Stored data:
- - - - -
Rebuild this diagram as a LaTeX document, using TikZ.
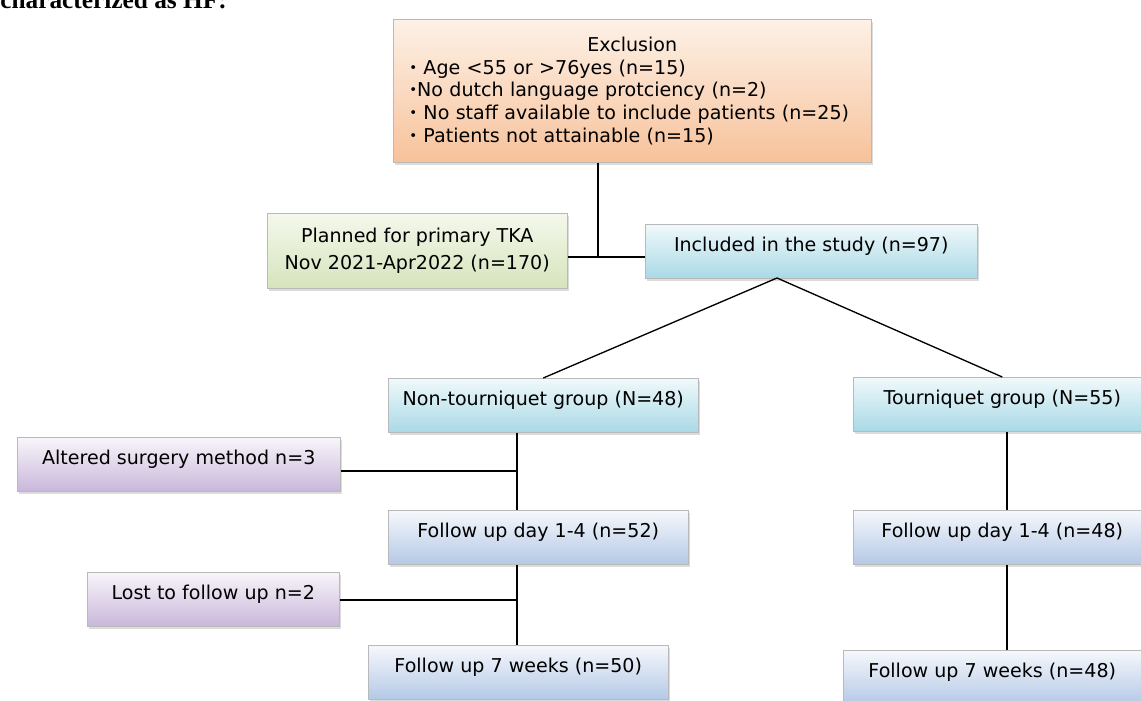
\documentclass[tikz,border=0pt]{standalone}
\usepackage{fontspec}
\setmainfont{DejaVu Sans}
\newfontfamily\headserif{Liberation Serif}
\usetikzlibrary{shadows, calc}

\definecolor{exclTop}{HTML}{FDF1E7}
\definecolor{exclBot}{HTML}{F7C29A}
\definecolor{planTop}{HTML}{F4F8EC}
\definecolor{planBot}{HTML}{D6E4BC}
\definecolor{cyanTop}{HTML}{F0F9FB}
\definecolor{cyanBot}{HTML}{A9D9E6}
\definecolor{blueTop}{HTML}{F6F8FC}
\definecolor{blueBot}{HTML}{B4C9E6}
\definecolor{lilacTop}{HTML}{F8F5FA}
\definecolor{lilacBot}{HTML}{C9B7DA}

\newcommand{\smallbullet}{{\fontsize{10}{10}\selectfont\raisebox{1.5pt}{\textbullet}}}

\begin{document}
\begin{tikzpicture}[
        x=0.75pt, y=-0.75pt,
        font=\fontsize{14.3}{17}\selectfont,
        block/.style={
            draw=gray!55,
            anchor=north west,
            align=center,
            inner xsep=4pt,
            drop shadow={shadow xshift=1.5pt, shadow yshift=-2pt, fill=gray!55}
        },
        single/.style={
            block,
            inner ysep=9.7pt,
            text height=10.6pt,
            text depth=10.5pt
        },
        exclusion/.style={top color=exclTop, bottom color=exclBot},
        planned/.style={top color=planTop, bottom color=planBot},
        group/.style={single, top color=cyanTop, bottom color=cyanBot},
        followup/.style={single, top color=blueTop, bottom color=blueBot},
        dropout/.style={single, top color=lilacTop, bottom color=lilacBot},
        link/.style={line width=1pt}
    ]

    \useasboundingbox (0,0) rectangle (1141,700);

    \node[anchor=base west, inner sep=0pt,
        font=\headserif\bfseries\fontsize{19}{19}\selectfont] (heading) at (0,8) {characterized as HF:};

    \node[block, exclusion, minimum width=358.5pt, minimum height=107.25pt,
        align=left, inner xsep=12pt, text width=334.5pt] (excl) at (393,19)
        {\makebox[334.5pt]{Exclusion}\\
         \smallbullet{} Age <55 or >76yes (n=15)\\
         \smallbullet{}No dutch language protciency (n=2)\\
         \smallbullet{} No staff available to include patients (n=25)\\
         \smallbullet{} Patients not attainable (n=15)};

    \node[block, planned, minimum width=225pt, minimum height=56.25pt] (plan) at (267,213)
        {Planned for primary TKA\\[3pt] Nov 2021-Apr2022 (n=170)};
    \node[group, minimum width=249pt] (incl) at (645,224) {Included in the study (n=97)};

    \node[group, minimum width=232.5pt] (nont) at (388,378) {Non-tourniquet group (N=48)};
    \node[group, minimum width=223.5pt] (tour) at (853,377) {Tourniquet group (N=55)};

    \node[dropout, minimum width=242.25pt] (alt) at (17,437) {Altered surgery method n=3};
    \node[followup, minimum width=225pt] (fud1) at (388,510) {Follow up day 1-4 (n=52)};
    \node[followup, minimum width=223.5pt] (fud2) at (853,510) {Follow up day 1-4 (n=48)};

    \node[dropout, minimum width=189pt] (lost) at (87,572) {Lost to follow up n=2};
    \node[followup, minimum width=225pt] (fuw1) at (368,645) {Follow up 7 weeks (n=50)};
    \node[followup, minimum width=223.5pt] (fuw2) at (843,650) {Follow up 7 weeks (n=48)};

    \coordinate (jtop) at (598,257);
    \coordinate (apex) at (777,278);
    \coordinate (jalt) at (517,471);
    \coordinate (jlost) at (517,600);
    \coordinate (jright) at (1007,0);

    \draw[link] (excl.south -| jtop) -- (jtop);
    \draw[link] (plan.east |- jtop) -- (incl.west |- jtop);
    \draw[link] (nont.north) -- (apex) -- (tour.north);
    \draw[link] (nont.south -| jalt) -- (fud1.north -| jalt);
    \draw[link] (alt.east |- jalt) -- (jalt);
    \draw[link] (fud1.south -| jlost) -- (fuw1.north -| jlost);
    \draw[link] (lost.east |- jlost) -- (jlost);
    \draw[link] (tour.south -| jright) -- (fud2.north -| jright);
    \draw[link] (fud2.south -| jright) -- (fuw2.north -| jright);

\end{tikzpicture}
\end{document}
- - - - -
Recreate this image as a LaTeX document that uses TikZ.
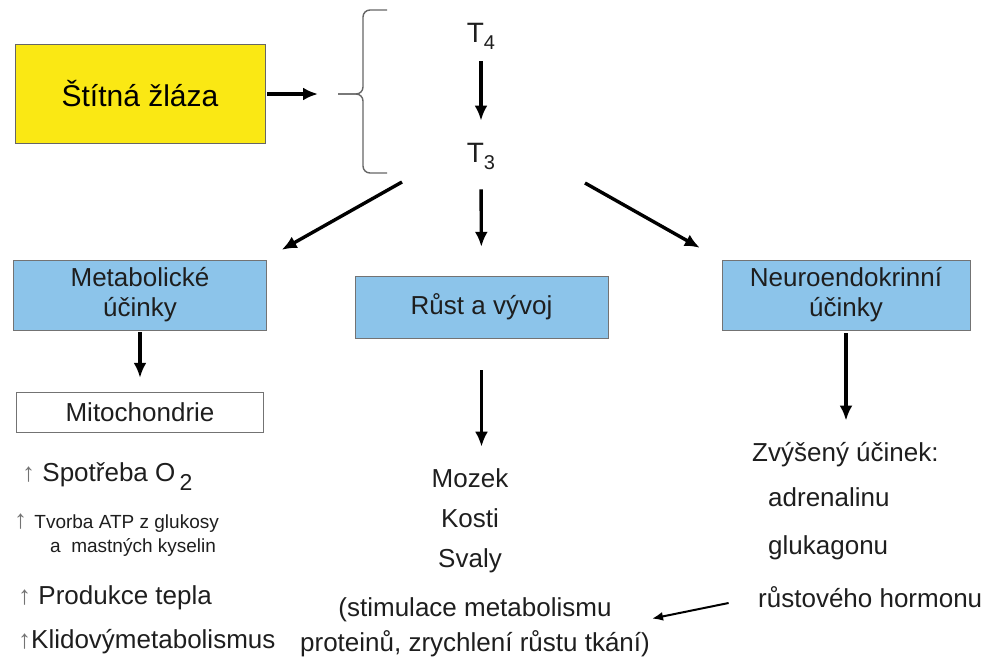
- - - - -
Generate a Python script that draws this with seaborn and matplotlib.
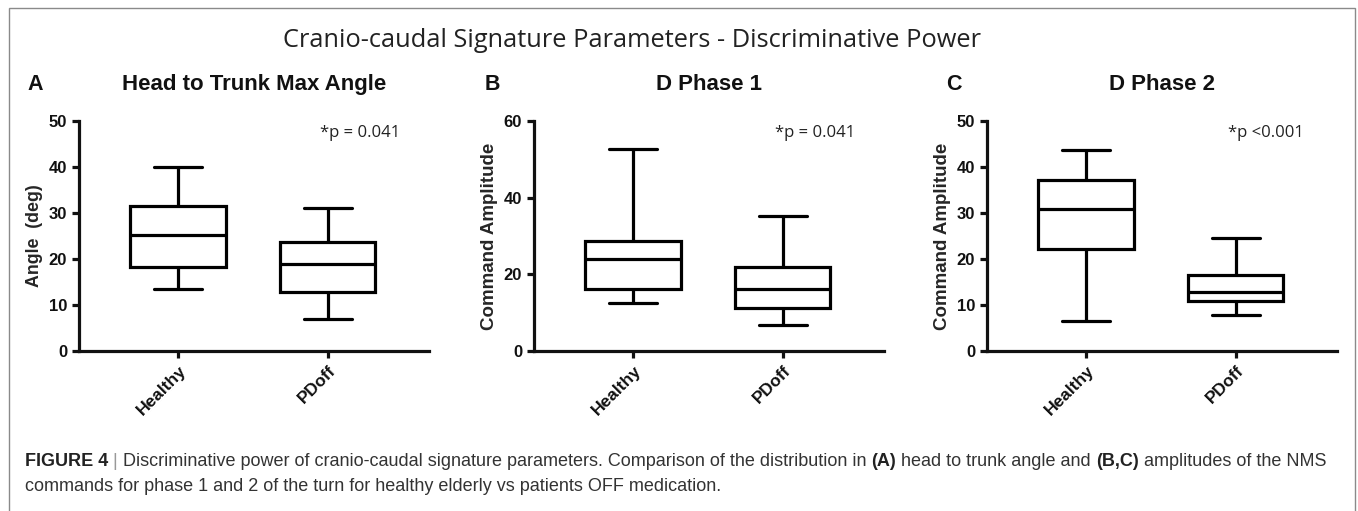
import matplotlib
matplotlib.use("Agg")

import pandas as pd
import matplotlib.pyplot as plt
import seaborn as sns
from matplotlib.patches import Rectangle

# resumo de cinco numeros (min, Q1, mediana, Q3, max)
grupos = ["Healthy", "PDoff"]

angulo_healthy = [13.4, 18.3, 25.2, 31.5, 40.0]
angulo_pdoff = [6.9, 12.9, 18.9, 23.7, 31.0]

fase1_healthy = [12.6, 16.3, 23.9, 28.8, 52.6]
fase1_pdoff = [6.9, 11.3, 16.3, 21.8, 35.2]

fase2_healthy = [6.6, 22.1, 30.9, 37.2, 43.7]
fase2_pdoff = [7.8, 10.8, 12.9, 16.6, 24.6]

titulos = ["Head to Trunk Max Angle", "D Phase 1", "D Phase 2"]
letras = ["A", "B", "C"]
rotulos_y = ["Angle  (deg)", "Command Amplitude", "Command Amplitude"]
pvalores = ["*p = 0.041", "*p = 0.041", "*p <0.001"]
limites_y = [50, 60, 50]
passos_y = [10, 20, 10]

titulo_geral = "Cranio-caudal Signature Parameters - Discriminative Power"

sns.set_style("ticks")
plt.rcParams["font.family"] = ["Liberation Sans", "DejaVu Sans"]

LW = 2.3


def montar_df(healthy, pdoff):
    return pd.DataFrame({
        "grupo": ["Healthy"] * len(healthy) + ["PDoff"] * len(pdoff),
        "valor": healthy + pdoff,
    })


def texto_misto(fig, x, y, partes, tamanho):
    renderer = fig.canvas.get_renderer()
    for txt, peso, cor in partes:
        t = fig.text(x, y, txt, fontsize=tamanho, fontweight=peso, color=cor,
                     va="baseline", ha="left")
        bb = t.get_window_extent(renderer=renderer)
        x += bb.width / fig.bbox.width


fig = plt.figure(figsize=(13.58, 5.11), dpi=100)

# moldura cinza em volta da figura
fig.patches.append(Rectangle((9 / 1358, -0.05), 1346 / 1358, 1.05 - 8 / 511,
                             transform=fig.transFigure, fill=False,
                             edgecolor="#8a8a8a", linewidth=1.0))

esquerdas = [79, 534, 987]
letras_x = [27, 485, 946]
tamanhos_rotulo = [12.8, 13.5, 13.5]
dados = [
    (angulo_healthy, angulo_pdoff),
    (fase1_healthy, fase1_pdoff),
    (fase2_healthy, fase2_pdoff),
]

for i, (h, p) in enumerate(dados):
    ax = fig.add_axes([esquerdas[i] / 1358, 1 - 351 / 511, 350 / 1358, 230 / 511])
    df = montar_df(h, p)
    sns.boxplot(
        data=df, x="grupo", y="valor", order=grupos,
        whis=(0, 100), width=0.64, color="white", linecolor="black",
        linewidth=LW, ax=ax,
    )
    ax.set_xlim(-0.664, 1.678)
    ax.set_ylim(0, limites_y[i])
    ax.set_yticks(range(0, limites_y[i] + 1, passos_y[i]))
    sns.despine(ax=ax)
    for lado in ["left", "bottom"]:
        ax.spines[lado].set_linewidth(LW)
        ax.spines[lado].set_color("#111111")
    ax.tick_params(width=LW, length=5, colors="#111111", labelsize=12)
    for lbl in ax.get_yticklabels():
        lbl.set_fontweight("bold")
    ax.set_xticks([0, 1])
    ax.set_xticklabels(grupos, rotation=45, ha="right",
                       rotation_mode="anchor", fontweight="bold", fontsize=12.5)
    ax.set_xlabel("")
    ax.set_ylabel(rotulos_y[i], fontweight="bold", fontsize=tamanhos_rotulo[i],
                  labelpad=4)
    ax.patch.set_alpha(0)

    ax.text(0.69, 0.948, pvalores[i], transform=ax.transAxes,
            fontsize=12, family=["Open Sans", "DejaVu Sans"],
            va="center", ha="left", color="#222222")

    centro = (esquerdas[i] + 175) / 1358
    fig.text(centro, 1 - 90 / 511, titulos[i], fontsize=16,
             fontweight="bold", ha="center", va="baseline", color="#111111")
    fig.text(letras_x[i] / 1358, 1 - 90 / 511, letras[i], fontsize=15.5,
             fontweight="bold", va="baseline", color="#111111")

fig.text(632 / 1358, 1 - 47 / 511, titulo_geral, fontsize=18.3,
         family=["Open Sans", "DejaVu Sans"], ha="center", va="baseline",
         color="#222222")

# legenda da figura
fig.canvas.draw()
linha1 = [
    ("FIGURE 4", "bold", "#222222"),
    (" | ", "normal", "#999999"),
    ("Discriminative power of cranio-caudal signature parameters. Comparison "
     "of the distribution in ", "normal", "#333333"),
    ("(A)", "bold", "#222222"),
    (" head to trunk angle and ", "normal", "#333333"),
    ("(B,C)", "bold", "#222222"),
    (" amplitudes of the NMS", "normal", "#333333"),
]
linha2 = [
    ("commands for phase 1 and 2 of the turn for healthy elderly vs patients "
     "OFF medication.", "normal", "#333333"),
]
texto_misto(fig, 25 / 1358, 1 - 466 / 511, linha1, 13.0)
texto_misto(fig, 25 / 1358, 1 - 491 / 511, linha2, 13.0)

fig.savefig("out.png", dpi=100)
- - - - -
Problem requirements: Transcribe exactly the lines between the one containing "Rebuild this diagram" and the one containing "Patients not attainable", counting both ends. Pictures are not copied.

Exercise solution:
Rebuild this diagram as a LaTeX document, using TikZ.
\documentclass[tikz,border=0pt]{standalone}
\usepackage{fontspec}
\setmainfont{DejaVu Sans}
\newfontfamily\headserif{Liberation Serif}
\usetikzlibrary{shadows, calc}

\definecolor{exclTop}{HTML}{FDF1E7}
\definecolor{exclBot}{HTML}{F7C29A}
\definecolor{planTop}{HTML}{F4F8EC}
\definecolor{planBot}{HTML}{D6E4BC}
\definecolor{cyanTop}{HTML}{F0F9FB}
\definecolor{cyanBot}{HTML}{A9D9E6}
\definecolor{blueTop}{HTML}{F6F8FC}
\definecolor{blueBot}{HTML}{B4C9E6}
\definecolor{lilacTop}{HTML}{F8F5FA}
\definecolor{lilacBot}{HTML}{C9B7DA}

\newcommand{\smallbullet}{{\fontsize{10}{10}\selectfont\raisebox{1.5pt}{\textbullet}}}

\begin{document}
\begin{tikzpicture}[
        x=0.75pt, y=-0.75pt,
        font=\fontsize{14.3}{17}\selectfont,
        block/.style={
            draw=gray!55,
            anchor=north west,
            align=center,
            inner xsep=4pt,
            drop shadow={shadow xshift=1.5pt, shadow yshift=-2pt, fill=gray!55}
        },
        single/.style={
            block,
            inner ysep=9.7pt,
            text height=10.6pt,
            text depth=10.5pt
        },
        exclusion/.style={top color=exclTop, bottom color=exclBot},
        planned/.style={top color=planTop, bottom color=planBot},
        group/.style={single, top color=cyanTop, bottom color=cyanBot},
        followup/.style={single, top color=blueTop, bottom color=blueBot},
        dropout/.style={single, top color=lilacTop, bottom color=lilacBot},
        link/.style={line width=1pt}
    ]

    \useasboundingbox (0,0) rectangle (1141,700);

    \node[anchor=base west, inner sep=0pt,
        font=\headserif\bfseries\fontsize{19}{19}\selectfont] (heading) at (0,8) {characterized as HF:};

    \node[block, exclusion, minimum width=358.5pt, minimum height=107.25pt,
        align=left, inner xsep=12pt, text width=334.5pt] (excl) at (393,19)
        {\makebox[334.5pt]{Exclusion}\\
         \smallbullet{} Age <55 or >76yes (n=15)\\
         \smallbullet{}No dutch language protciency (n=2)\\
         \smallbullet{} No staff available to include patients (n=25)\\
         \smallbullet{} Patients not attainable (n=15)};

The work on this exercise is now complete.